## [WHAT TO WORK ON]
Set down, exactly as written, the lines from the top of the data to the line that holds "import * as d3 from 'd3'", and omit the pictures.

## [GIVEN DATA]
◇ ◇ ◇
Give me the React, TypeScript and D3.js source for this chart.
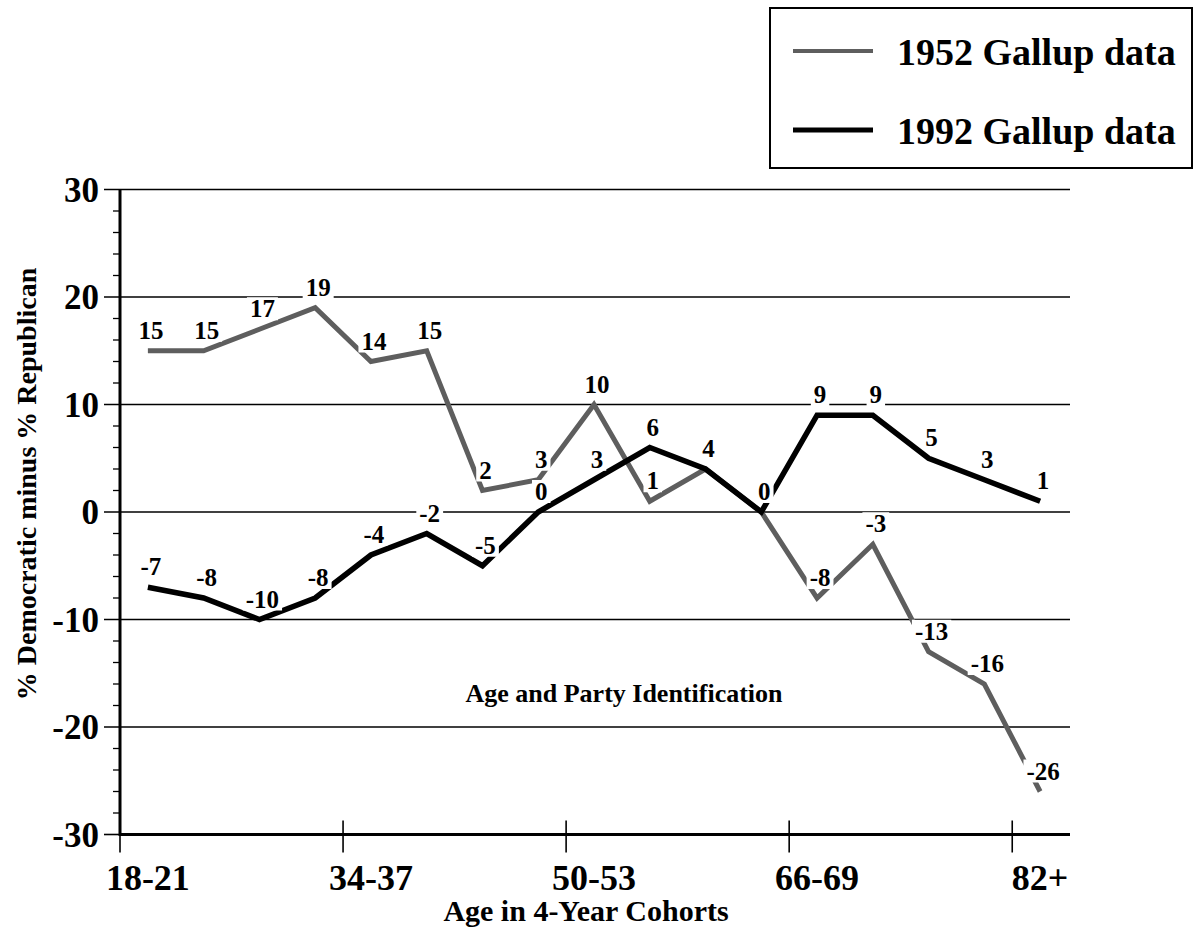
import React from 'react'
import * as d3 from 'd3'

// age cohorts, 4-year bands
const cohorts = ['18-21', '22-25', '26-29', '30-33', '34-37', '38-41', '42-45', '46-49', '50-53', '54-57', '58-61', '62-65', '66-69', '70-73', '74-77', '78-81', '82+']
const gallup1952 = [15, 15, 17, 19, 14, 15, 2, 3, 10, 1, 4, 0, -8, -3, -13, -16, -26]
const gallup1992 = [-7, -8, -10, -8, -4, -2, -5, 0, 3, 6, 4, 0, 9, 9, 5, 3, 1]
const tickCohorts = ['18-21', '34-37', '50-53', '66-69', '82+']
const yTicks = [-30, -20, -10, 0, 10, 20, 30]
const legendItems = ['1952 Gallup data', '1992 Gallup data']

const W = 1193
const H = 933
const FONT = '"Liberation Serif", "Times New Roman", Times, serif'
const GRAY = '#5e5e5e'
const LABEL_SIZE = 25

// rough Times bold advance widths, used to size the white knock-out behind a label
function labelWidth(s: string) {
  let w = 0
  for (const ch of s) w += ch === '-' ? 0.333 : 0.5
  return w * LABEL_SIZE
}

export default function App() {
  const x = d3.scaleBand<string>().domain(cohorts).range([120, 1068]).padding(0)
  const y = d3.scaleLinear().domain([-30, 30]).range([834.5, 189.5])
  const cx = (c: string) => (x(c) ?? 0) + x.bandwidth() / 2
  const [x0, x1] = x.range()

  const line = d3
    .line<number>()
    .x((_, i) => cx(cohorts[i]))
    .y((d) => y(d))

  const minor = d3.range(-30, 31, 2).filter((v) => v % 10 !== 0)

  // one label per point; where both years agree only one number is printed
  const labels: { v: number; i: number }[] = []
  gallup1952.forEach((v, i) => {
    if (v !== gallup1992[i]) labels.push({ v, i })
  })
  gallup1992.forEach((v, i) => labels.push({ v, i }))

  return (
    <svg width={W} height={H} style={{ position: 'absolute', left: 0, top: 0, background: '#fff' }} fontFamily={FONT} fontWeight="bold">
      {/* gridlines */}
      {yTicks.filter((t) => t !== -30).map((t) => (
        <line key={t} x1={x0 - 16} x2={x1 + 2} y1={y(t)} y2={y(t)} stroke="#000" strokeWidth={1.6} />
      ))}
      {minor.map((t) => (
        <line key={'m' + t} x1={x0 - 7} x2={x0} y1={y(t)} y2={y(t)} stroke="#000" strokeWidth={1.3} />
      ))}
      <line x1={x0 - 16} x2={x0} y1={y(-30)} y2={y(-30)} stroke="#000" strokeWidth={1.6} />
      {/* axes */}
      <line x1={x0} x2={x0} y1={y(30)} y2={y(-30) + 1.5} stroke="#000" strokeWidth={3} />
      <line x1={x0} x2={x1 + 2} y1={y(-30)} y2={y(-30)} stroke="#000" strokeWidth={3} />
      {tickCohorts.map((c) => (
        <g key={c}>
          <line x1={x(c)} x2={x(c)} y1={y(-30) - 14} y2={y(-30) + 18} stroke="#000" strokeWidth={1.6} />
          <text x={cx(c)} y={y(-30) + 55} textAnchor="middle" fontSize={36}>{c}</text>
        </g>
      ))}
      {yTicks.map((t) => (
        <text key={'yl' + t} x={x0 - 21} y={y(t)} dy="0.35em" textAnchor="end" fontSize={35}>{t}</text>
      ))}

      {/* series */}
      <path d={line(gallup1952) ?? ''} fill="none" stroke={GRAY} strokeWidth={5} />
      <path d={line(gallup1992) ?? ''} fill="none" stroke="#000" strokeWidth={5.5} />

      {/* point labels, each on a white knock-out box */}
      {labels.map((l, k) => {
        const s = String(l.v)
        const w = labelWidth(s)
        const lx = cx(cohorts[l.i]) + 3
        const ly = y(l.v) - 12
        return (
          <g key={k}>
            <rect x={lx - w / 2 - 3} y={ly - 20} width={w + 6} height={23} fill="#fff" />
            <text x={lx} y={ly} textAnchor="middle" fontSize={LABEL_SIZE} fill="#000">
              {s}
            </text>
          </g>
        )
      })}

      <text x={624} y={702} textAnchor="middle" fontSize={26}>Age and Party Identification</text>

      {/* axis titles */}
      <text x={586} y={921} textAnchor="middle" fontSize={30}>Age in 4-Year Cohorts</text>
      <text transform="translate(36,484) rotate(-90)" textAnchor="middle" fontSize={28}>% Democratic minus % Republican</text>

      {/* legend */}
      <rect x={770} y={8} width={422} height={160} fill="#fff" stroke="#000" strokeWidth={2} />
      {legendItems.map((name, i) => (
        <g key={name} transform={`translate(0,${i === 0 ? 51 : 130})`}>
          <line x1={793} x2={873} y1={0} y2={0} stroke={i === 0 ? GRAY : '#000'} strokeWidth={i === 0 ? 4 : 5} />
          <text x={897} y={0} dy="0.36em" fontSize={38}>{name}</text>
        </g>
      ))}
    </svg>
  )
}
◇ ◇ ◇
## [FINISHED ANSWER]
Give me the React, TypeScript and D3.js source for this chart.
import React from 'react'
import * as d3 from 'd3'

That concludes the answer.